[Supplied material]
[Start]
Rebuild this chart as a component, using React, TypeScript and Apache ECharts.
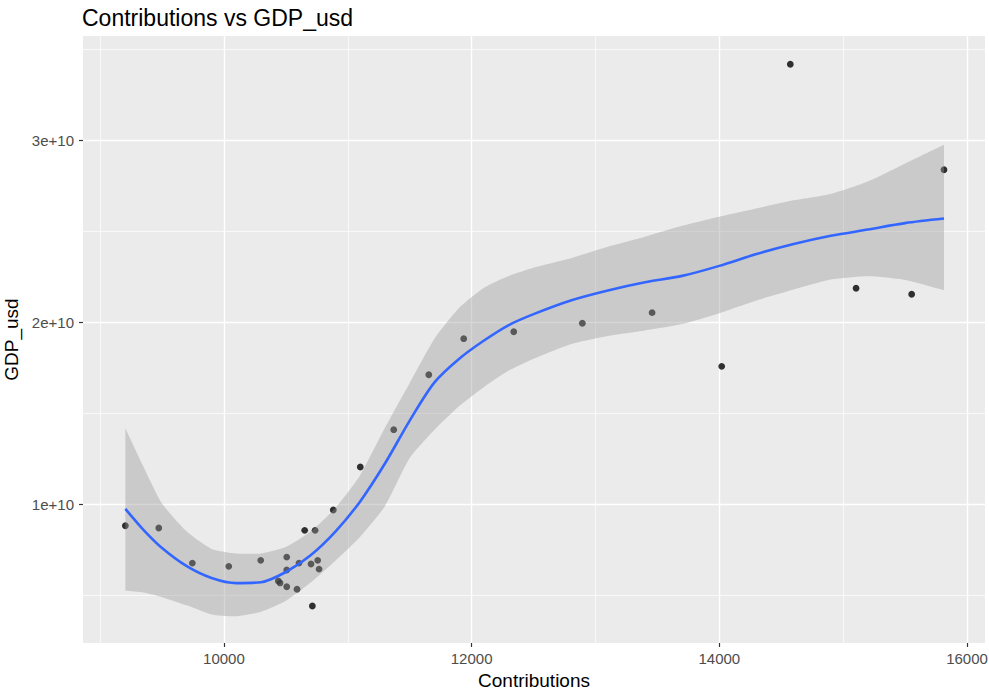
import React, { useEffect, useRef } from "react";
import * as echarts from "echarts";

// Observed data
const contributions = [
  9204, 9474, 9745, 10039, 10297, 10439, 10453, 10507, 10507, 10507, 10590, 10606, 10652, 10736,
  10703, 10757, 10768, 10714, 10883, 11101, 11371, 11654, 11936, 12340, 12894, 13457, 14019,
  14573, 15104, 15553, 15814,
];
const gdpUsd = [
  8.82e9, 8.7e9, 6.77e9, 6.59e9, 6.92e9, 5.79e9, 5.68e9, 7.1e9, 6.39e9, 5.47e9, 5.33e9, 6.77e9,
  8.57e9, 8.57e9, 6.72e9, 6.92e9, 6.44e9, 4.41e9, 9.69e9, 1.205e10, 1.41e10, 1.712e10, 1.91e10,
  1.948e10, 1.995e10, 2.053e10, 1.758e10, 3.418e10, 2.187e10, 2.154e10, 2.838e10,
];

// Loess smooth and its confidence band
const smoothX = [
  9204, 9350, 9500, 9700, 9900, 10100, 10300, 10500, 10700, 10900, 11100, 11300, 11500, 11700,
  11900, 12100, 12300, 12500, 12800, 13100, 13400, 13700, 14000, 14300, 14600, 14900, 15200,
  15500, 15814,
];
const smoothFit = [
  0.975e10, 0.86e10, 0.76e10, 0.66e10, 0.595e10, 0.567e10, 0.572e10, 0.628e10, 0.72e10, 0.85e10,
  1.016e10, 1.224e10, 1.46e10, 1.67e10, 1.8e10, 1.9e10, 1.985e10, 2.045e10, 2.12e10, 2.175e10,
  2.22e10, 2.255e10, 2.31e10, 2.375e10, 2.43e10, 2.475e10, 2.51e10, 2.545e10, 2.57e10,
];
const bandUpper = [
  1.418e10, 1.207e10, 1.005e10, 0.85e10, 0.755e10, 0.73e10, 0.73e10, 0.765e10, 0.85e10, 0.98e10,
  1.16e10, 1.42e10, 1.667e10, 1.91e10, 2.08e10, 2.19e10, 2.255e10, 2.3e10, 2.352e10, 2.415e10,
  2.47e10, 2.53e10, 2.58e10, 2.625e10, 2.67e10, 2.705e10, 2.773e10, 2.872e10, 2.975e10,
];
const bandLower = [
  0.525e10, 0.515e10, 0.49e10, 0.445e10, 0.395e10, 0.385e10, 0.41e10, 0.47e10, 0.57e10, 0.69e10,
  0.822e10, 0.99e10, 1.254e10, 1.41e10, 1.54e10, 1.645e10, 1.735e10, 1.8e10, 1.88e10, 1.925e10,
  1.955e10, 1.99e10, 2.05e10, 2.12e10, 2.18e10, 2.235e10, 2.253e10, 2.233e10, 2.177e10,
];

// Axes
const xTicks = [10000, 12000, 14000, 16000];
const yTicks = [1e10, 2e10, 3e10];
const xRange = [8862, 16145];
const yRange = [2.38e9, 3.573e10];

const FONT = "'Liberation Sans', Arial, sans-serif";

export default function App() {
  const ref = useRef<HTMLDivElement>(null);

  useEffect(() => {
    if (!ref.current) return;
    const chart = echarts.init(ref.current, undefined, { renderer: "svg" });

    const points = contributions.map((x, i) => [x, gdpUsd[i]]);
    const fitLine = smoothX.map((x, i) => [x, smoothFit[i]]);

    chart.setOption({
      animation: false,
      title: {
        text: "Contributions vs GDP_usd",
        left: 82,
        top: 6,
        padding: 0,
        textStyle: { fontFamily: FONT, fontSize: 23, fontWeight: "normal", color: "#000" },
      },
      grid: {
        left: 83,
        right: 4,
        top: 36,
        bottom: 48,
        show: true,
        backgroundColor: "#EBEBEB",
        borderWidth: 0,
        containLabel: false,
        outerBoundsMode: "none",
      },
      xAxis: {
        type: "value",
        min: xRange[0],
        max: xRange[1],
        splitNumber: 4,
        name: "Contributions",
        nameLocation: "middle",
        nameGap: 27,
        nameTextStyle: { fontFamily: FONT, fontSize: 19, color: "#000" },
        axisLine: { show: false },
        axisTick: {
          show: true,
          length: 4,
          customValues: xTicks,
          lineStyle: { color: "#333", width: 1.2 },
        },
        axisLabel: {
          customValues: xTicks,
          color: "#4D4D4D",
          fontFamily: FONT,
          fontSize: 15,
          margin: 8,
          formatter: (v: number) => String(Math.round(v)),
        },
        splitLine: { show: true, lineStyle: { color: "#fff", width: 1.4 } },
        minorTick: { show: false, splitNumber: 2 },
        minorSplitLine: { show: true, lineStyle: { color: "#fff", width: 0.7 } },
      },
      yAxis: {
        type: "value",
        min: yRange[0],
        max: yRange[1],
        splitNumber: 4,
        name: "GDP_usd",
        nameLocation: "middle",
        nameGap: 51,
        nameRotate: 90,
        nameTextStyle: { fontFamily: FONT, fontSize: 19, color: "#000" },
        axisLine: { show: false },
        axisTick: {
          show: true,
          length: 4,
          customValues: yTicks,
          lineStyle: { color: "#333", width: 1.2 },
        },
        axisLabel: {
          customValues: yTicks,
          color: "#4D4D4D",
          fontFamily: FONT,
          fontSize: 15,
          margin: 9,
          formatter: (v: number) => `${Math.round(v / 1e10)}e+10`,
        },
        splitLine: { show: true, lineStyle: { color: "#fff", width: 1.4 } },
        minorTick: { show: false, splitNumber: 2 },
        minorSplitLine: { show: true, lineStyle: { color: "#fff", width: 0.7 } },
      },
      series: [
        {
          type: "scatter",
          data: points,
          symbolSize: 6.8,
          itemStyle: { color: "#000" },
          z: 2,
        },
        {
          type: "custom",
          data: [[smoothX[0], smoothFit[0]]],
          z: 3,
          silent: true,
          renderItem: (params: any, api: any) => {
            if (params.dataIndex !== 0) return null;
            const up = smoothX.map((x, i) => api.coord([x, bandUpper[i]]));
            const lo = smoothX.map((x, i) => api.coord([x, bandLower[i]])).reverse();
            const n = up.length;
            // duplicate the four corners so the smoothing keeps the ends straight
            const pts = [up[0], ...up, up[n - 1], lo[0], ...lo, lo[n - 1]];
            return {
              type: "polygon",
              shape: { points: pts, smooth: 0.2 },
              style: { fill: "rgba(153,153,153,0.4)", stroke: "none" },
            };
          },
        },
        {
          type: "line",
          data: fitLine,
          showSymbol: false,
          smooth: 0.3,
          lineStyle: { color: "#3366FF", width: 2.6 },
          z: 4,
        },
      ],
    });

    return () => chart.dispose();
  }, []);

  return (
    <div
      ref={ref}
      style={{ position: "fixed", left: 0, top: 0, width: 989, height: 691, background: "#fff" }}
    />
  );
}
[End]
[Task prompt] Without the pictures, copy the material exactly as given.

[Exercise answer]
Rebuild this chart as a component, using React, TypeScript and Apache ECharts.
import React, { useEffect, useRef } from "react";
import * as echarts from "echarts";

// Observed data
const contributions = [
  9204, 9474, 9745, 10039, 10297, 10439, 10453, 10507, 10507, 10507, 10590, 10606, 10652, 10736,
  10703, 10757, 10768, 10714, 10883, 11101, 11371, 11654, 11936, 12340, 12894, 13457, 14019,
  14573, 15104, 15553, 15814,
];
const gdpUsd = [
  8.82e9, 8.7e9, 6.77e9, 6.59e9, 6.92e9, 5.79e9, 5.68e9, 7.1e9, 6.39e9, 5.47e9, 5.33e9, 6.77e9,
  8.57e9, 8.57e9, 6.72e9, 6.92e9, 6.44e9, 4.41e9, 9.69e9, 1.205e10, 1.41e10, 1.712e10, 1.91e10,
  1.948e10, 1.995e10, 2.053e10, 1.758e10, 3.418e10, 2.187e10, 2.154e10, 2.838e10,
];

// Loess smooth and its confidence band
const smoothX = [
  9204, 9350, 9500, 9700, 9900, 10100, 10300, 10500, 10700, 10900, 11100, 11300, 11500, 11700,
  11900, 12100, 12300, 12500, 12800, 13100, 13400, 13700, 14000, 14300, 14600, 14900, 15200,
  15500, 15814,
];
const smoothFit = [
  0.975e10, 0.86e10, 0.76e10, 0.66e10, 0.595e10, 0.567e10, 0.572e10, 0.628e10, 0.72e10, 0.85e10,
  1.016e10, 1.224e10, 1.46e10, 1.67e10, 1.8e10, 1.9e10, 1.985e10, 2.045e10, 2.12e10, 2.175e10,
  2.22e10, 2.255e10, 2.31e10, 2.375e10, 2.43e10, 2.475e10, 2.51e10, 2.545e10, 2.57e10,
];
const bandUpper = [
  1.418e10, 1.207e10, 1.005e10, 0.85e10, 0.755e10, 0.73e10, 0.73e10, 0.765e10, 0.85e10, 0.98e10,
  1.16e10, 1.42e10, 1.667e10, 1.91e10, 2.08e10, 2.19e10, 2.255e10, 2.3e10, 2.352e10, 2.415e10,
  2.47e10, 2.53e10, 2.58e10, 2.625e10, 2.67e10, 2.705e10, 2.773e10, 2.872e10, 2.975e10,
];
const bandLower = [
  0.525e10, 0.515e10, 0.49e10, 0.445e10, 0.395e10, 0.385e10, 0.41e10, 0.47e10, 0.57e10, 0.69e10,
  0.822e10, 0.99e10, 1.254e10, 1.41e10, 1.54e10, 1.645e10, 1.735e10, 1.8e10, 1.88e10, 1.925e10,
  1.955e10, 1.99e10, 2.05e10, 2.12e10, 2.18e10, 2.235e10, 2.253e10, 2.233e10, 2.177e10,
];

// Axes
const xTicks = [10000, 12000, 14000, 16000];
const yTicks = [1e10, 2e10, 3e10];
const xRange = [8862, 16145];
const yRange = [2.38e9, 3.573e10];

const FONT = "'Liberation Sans', Arial, sans-serif";

export default function App() {
  const ref = useRef<HTMLDivElement>(null);

  useEffect(() => {
    if (!ref.current) return;
    const chart = echarts.init(ref.current, undefined, { renderer: "svg" });

    const points = contributions.map((x, i) => [x, gdpUsd[i]]);
    const fitLine = smoothX.map((x, i) => [x, smoothFit[i]]);

    chart.setOption({
      animation: false,
      title: {
        text: "Contributions vs GDP_usd",
        left: 82,
        top: 6,
        padding: 0,
        textStyle: { fontFamily: FONT, fontSize: 23, fontWeight: "normal", color: "#000" },
      },
      grid: {
        left: 83,
        right: 4,
        top: 36,
        bottom: 48,
        show: true,
        backgroundColor: "#EBEBEB",
        borderWidth: 0,
        containLabel: false,
        outerBoundsMode: "none",
      },
      xAxis: {
        type: "value",
        min: xRange[0],
        max: xRange[1],
        splitNumber: 4,
        name: "Contributions",
        nameLocation: "middle",
        nameGap: 27,
        nameTextStyle: { fontFamily: FONT, fontSize: 19, color: "#000" },
        axisLine: { show: false },
        axisTick: {
          show: true,
          length: 4,
          customValues: xTicks,
          lineStyle: { color: "#333", width: 1.2 },
        },
        axisLabel: {
          customValues: xTicks,
          color: "#4D4D4D",
          fontFamily: FONT,
          fontSize: 15,
          margin: 8,
          formatter: (v: number) => String(Math.round(v)),
        },
        splitLine: { show: true, lineStyle: { color: "#fff", width: 1.4 } },
        minorTick: { show: false, splitNumber: 2 },
        minorSplitLine: { show: true, lineStyle: { color: "#fff", width: 0.7 } },
      },
      yAxis: {
        type: "value",
        min: yRange[0],
        max: yRange[1],
        splitNumber: 4,
        name: "GDP_usd",
        nameLocation: "middle",
        nameGap: 51,
        nameRotate: 90,
        nameTextStyle: { fontFamily: FONT, fontSize: 19, color: "#000" },
        axisLine: { show: false },
        axisTick: {
          show: true,
          length: 4,
          customValues: yTicks,
          lineStyle: { color: "#333", width: 1.2 },
        },
        axisLabel: {
          customValues: yTicks,
          color: "#4D4D4D",
          fontFamily: FONT,
          fontSize: 15,
          margin: 9,
          formatter: (v: number) => `${Math.round(v / 1e10)}e+10`,
        },
        splitLine: { show: true, lineStyle: { color: "#fff", width: 1.4 } },
        minorTick: { show: false, splitNumber: 2 },
        minorSplitLine: { show: true, lineStyle: { color: "#fff", width: 0.7 } },
      },
      series: [
        {
          type: "scatter",
          data: points,
          symbolSize: 6.8,
          itemStyle: { color: "#000" },
          z: 2,
        },
        {
          type: "custom",
          data: [[smoothX[0], smoothFit[0]]],
          z: 3,
          silent: true,
          renderItem: (params: any, api: any) => {
            if (params.dataIndex !== 0) return null;
            const up = smoothX.map((x, i) => api.coord([x, bandUpper[i]]));
            const lo = smoothX.map((x, i) => api.coord([x, bandLower[i]])).reverse();
            const n = up.length;
            // duplicate the four corners so the smoothing keeps the ends straight
            const pts = [up[0], ...up, up[n - 1], lo[0], ...lo, lo[n - 1]];
            return {
              type: "polygon",
              shape: { points: pts, smooth: 0.2 },
              style: { fill: "rgba(153,153,153,0.4)", stroke: "none" },
            };
          },
        },
        {
          type: "line",
          data: fitLine,
          showSymbol: false,
          smooth: 0.3,
          lineStyle: { color: "#3366FF", width: 2.6 },
          z: 4,
        },
      ],
    });

    return () => chart.dispose();
  }, []);

  return (
    <div
      ref={ref}
      style={{ position: "fixed", left: 0, top: 0, width: 989, height: 691, background: "#fff" }}
    />
  );
}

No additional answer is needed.